I was happily chatting to Kit at our writers’ meeting on Wednesday, when she reminded me it was my turn to blog today. Yikes. Where did November go? I didn’t have a clue what to write about. It’s been a mish-mash sort of month – happy things and some not so happy – but I thought I’d blog about an incident that happened on my way to the writers meeting and which I’m still having nightmares about, well perhaps not nightmares, but pretty close.
It was foggy here that morning, but with the radio playing, the heat booming out, and my trusty little car running like a dream, all well with my world. Until I happened to glance across to the passenger dashboard. A huge spider was happily crawling its way across the board and heading in my direction. My scream was likely heard by the occupants of the cars travelling behind me, but luckily I held it together long enough to safely find a convenient place to stop.
Keeping a weather-eye on my unwanted travelling companion, I found a slip road ahead and pulled off the main road. I popped the hazard lights on and escaped from the hellish confines of my car. By which time the spider, of course, was nowhere to be seen. Five panicked minutes later, I still hadn’t located the offender. I pictured him tucked safely away somewhere, buggy little eyes eyeing me with devious delight as I continued the search.
There was no way I could get back in that car until I’d found him, but I wasn’t sure what to do. I virtually had the passenger door off its bracket and all manner of paraphernalia lying on the road, but all to no avail. Of course, AJ was away for the day, and friends who live locally were at work, so it was just little old me left alone to face what for me has been a lifelong demon. I thought to simply abandon my car and walk to the nearest bus stop, but as we live in the country the buses aren’t exactly frequent.

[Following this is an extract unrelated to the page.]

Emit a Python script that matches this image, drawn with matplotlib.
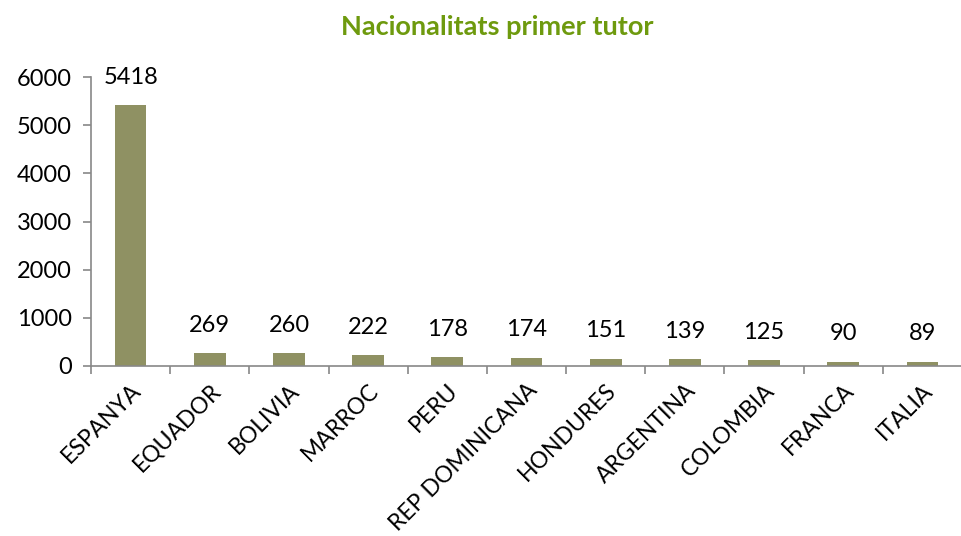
import matplotlib
matplotlib.use("Agg")
import matplotlib.pyplot as plt
import numpy as np

categories = ["ESPANYA", "EQUADOR", "BOLIVIA", "MARROC", "PERU", "REP DOMINICANA",
              "HONDURES", "ARGENTINA", "COLOMBIA", "FRANCA", "ITALIA"]
values = [5418, 269, 260, 222, 178, 174, 151, 139, 125, 90, 89]
yticks = [0, 1000, 2000, 3000, 4000, 5000, 6000]

plt.rcParams['font.family'] = ['Lato', 'DejaVu Sans']
W, H = 962, 536
fig = plt.figure(figsize=(W/100, H/100), dpi=100)
ax = fig.add_axes([91/W, 1-366/H, (962-91)/W, (366-77)/H])
x = np.arange(len(categories))
ax.bar(x, values, width=0.4, color="#8F9163", zorder=2)
ax.set_xlim(-0.5, 10.39)
ax.set_ylim(0, 6000)
for s in ['top', 'right']:
    ax.spines[s].set_visible(False)
for s in ['left', 'bottom']:
    ax.spines[s].set_color('#888888')
    ax.spines[s].set_linewidth(1.2)
ax.set_yticks(yticks)
ax.set_yticklabels([str(v) for v in yticks])
ax.set_xticks(x)
ax.set_xticklabels(categories, rotation=45, ha='right', rotation_mode='anchor')
ax.tick_params(axis='x', which='major', length=0, pad=10, labelsize=16.5)
ax.set_xticks(np.arange(-0.5, 10.6, 1), minor=True)
ax.tick_params(axis='x', which='minor', length=6, color='#888888', width=1.2)
ax.tick_params(axis='y', length=6, color='#888888', width=1.2, pad=8, labelsize=17)
for xi, v in zip(x, values):
    ax.annotate(str(v), (xi, v), xytext=(0, 20), textcoords='offset points',
                ha='center', va='center', fontsize=17)
fig.text(497/W, 1-27/H, "Nacionalitats primer tutor", ha='center', va='center',
         fontsize=19.5, fontweight='bold', color='#6E9A0E')
fig.savefig("out.png", dpi=100)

I gave myself a strong talking too. All the usual cliches came to mind. You’re bigger than he is, what harm can a little spider do a big girl like you? (likely nothing more than heart attack), He’s more frightened of you, than you are of him (something I seriously doubt), they are very useful insects and do a lot of good (not while terrorising unsuspecting scaredy-cat motorists, they don’t). Nothing worked, and as I stood there deliberating, I caught a movement along the central panel…and there he was. Brazen as you like, happily heading toward the driver’s seat. I grabbed the rolled up newspaper I had at the ready, scooped him onto the mat, and seconds later he was airborne, winging his way across the ether in the direction of a neighbouring village.
After putting the inside of my car back together, I was on my way. Not entirely happily, as I kept remembering someone once telling me that where there’s one spider there’s always another. Apparently they always travel in pairs, although I’m not sure if that’s true. When I told my hubby about my ordeal, all he said was, “I hope you didn’t hurt him by throwing him like that”. Men!